Anna Farova, une des premières signataires de la Charte 77. Témoignage

Anna Farova, photo: CTK

Tout au long du mois de janvier, la République tchèque célèbre le 30e anniversaire de la publication de la Charte 77. Dans ce document, les dissidents incitaient les autorités communistes à respecter leurs engagements en matière des droits de l'homme, définis dans l'acte final de la Conférence d'Helsinki. Le 6 janvier 1977, trois figures de proue du mouvement, le futur président du pays, Vaclav Havel, l'écrivain Ludvik Vaculik et le comédien Pavel Landovsky, ont tenté de remettre le document aux députés de l'Assemblée fédérale de l'époque. Ils seront opprimés par le régime, de même que les deux milliers de Tchèques et de Slovaques qui suivent leur exemple.

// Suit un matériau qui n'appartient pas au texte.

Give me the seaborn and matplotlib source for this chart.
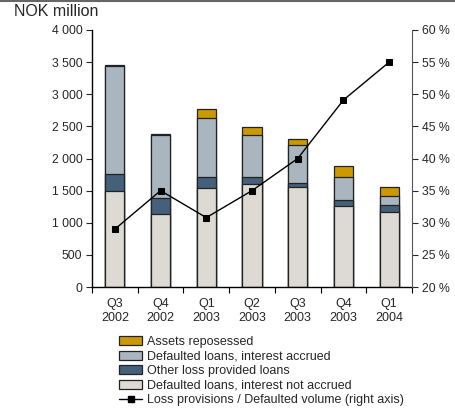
import matplotlib
matplotlib.use("Agg")
import matplotlib.pyplot as plt
import seaborn as sns
import numpy as np
import pandas as pd
from matplotlib.patches import Patch
from matplotlib.lines import Line2D
from matplotlib.ticker import FuncFormatter

quarters = ["Q3\n2002", "Q4\n2002", "Q1\n2003", "Q2\n2003", "Q3\n2003", "Q4\n2003", "Q1\n2004"]
not_accrued = [1500, 1130, 1535, 1600, 1555, 1260, 1165]
other_loss = [260, 250, 175, 115, 57, 88, 105]
accrued = [1680, 990, 918, 654, 592, 358, 140]
assets = [15, 15, 135, 119, 93, 176, 145]
ratio = [29.0, 35.0, 30.8, 35.0, 40.0, 49.1, 55.0]

labels = ["Assets reposessed", "Defaulted loans, interest accrued",
          "Other loss provided loans", "Defaulted loans, interest not accrued",
          "Loss provisions / Defaulted volume (right axis)"]
colors = ["#CC9900", "#A9B5BF", "#44607A", "#DDDAD3"]

sns.set_style("white")
plt.rcParams['font.family'] = ['Liberation Sans', 'DejaVu Sans']

df = pd.DataFrame({"q": quarters, "na": not_accrued, "ol": other_loss,
                   "ac": accrued, "as": assets})
c1 = df["na"]
c2 = c1 + df["ol"]
c3 = c2 + df["ac"]
c4 = c3 + df["as"]

fig = plt.figure(figsize=(4.55, 4.08), dpi=100)
ax = fig.add_axes([92/455, 1-287/408, 320/455, 257/408])

for cum, col in zip([c4, c3, c2, c1], colors):
    sns.barplot(x=df["q"], y=cum, ax=ax, color=col, width=0.42,
                edgecolor="#222222", linewidth=0.9, saturation=1, order=quarters)

ax.set_ylim(0, 4000)
ax.set_xlim(-0.5, 6.5)
ax.set_yticks(np.arange(0, 4001, 500))
ax.yaxis.set_major_formatter(FuncFormatter(lambda v, p: f"{int(v):,}".replace(",", " ")))
ax.set_xlabel("")
ax.set_ylabel("")
ax.set_xticks(np.arange(-0.5, 7, 1))
ax.set_xticklabels([])
ax.set_xticks(np.arange(len(quarters)), minor=True)
ax.set_xticklabels(quarters, minor=True)
ax.tick_params(axis="x", which="major", length=4, direction="out", color="black", bottom=True)
ax.tick_params(axis="x", which="minor", length=0, pad=8, labelsize=9)
ax.tick_params(axis="y", length=4, direction="out", labelsize=8.8, left=True, pad=3)
for s in ["top", "right"]:
    ax.spines[s].set_visible(False)
ax.spines["left"].set_color("black")
ax.spines["bottom"].set_color("black")
ax.spines["left"].set_linewidth(1.0)
ax.spines["bottom"].set_linewidth(1.0)

ax2 = ax.twinx()
sns.lineplot(x=np.arange(len(quarters)), y=ratio, ax=ax2, color="black", lw=1.0,
             marker="s", markersize=4.5, markeredgecolor="black")
ax2.set_ylim(20, 60)
ax2.set_yticks(np.arange(20, 61, 5))
ax2.yaxis.set_major_formatter(FuncFormatter(lambda v, p: f"{int(v)} %"))
ax2.tick_params(axis="y", length=4, direction="out", labelsize=8.8, right=True, pad=3)
for s in ["top", "left", "bottom"]:
    ax2.spines[s].set_visible(False)
ax2.spines["right"].set_color("#555555")
ax2.set_xlim(-0.5, 6.5)

fig.text(14/455, 1-12/408, "NOK million", fontsize=11.5, va="center", ha="left")
fig.add_artist(Line2D([0, 1], [1-1/408, 1-1/408], color="#666666", lw=1.5))

handles = [Patch(facecolor=c, edgecolor="#222222", linewidth=0.9) for c in colors]
handles.append(Line2D([0], [0], color="black", lw=1.0, marker="s", markersize=4.5))
fig.legend(handles, labels, loc="upper left", bbox_to_anchor=(119/455, 1-336/408),
           frameon=False, fontsize=9, borderpad=0, handlelength=1.85,
           handletextpad=0.4, labelspacing=0.2, borderaxespad=0)

fig.savefig("out.png", dpi=100)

Depuis une semaine donc, les médias livrent des témoignages d'anciens dissidents. Nous vous proposons d'écouter la confession d'une Tchèque aux racines françaises qui fut parmi les 242 premiers signataires de la Charte 77. Ce geste lui a valu un licenciement immédiat du Musée des Arts et Métiers de Prague, où elle travaillait en tant qu'éminente spécialiste de la photographie. L'historienne de l'art Anna Farova, s'explique sur les raisons qui l'ont poussée à rejoindre les rangs des chartistes - un pas que tous les opposants au régime n'ont pas osé franchir...

Anna Farova,  photo: CTK
« J'avais, bien sûr, des amis chartistes, mais ce n'était pas la raison principale. Ce document ne parlait que des droits de l'homme que la Tchécoslovaquie s'était engagée à respecter. Mais elle n'observait absolument pas ces règles. Il m'a semblé évident que tout ceux qui liraient ce papier allaient le signer ! Je ne voulais pas me lancer dans une carrière politique. Je réclamais juste un comportement normal et correct de la part de l'Etat. A l'époque, j'étais aussi prof à l'école de cinéma, la FAMU, et j'ai bien vu comment on traitait les étudiants, qui est accepté au concours d'entrée, qui est refusé... J'ai vu de mes propres yeux ce que c'est que la politique des cadres. Il y avait beaucoup d'injustice dans tout cela. Comme je n'étais pas d'accord, il m'a semblé normal de signer la Charte. On m'a souvent demandé si j'avais pensé à mes enfants... Mais oui, justement, j'ai pensé à eux et c'est pourquoi j'ai signé. Je savais aussi que les conséquences allaient être terribles. J'étais dans la première vague des signataires et on n'était vraiment pas gentils avec nous... On m'a pris mon passeport, mon téléphone, mon métier, même mon permis de conduire, enfin tout... Je ne pouvais pas aller voir ma mère en France. Tout cela pour que je sois coupée des autres. Beaucoup de gens avaient peur de nous parler, effectivement, on était assez isolés. Mais je ne voulais pas me laisser aller. Je ne voulais pas non plus renoncer à ce que j'avais appris dans la vie, à mon travail que je croyais maîtriser. Alors j'ai continué. »

Durant la dernière décennie du régime communiste, Anna Farova s'est occupée de l'héritage du photographe Josef Sudek. Parallèlement, elle a organisé des expositions semi-officielles de la jeune photographie tchèque. En 1991, elle a été nommée Chevalier des arts et des lettres par le ministère français de la Culture.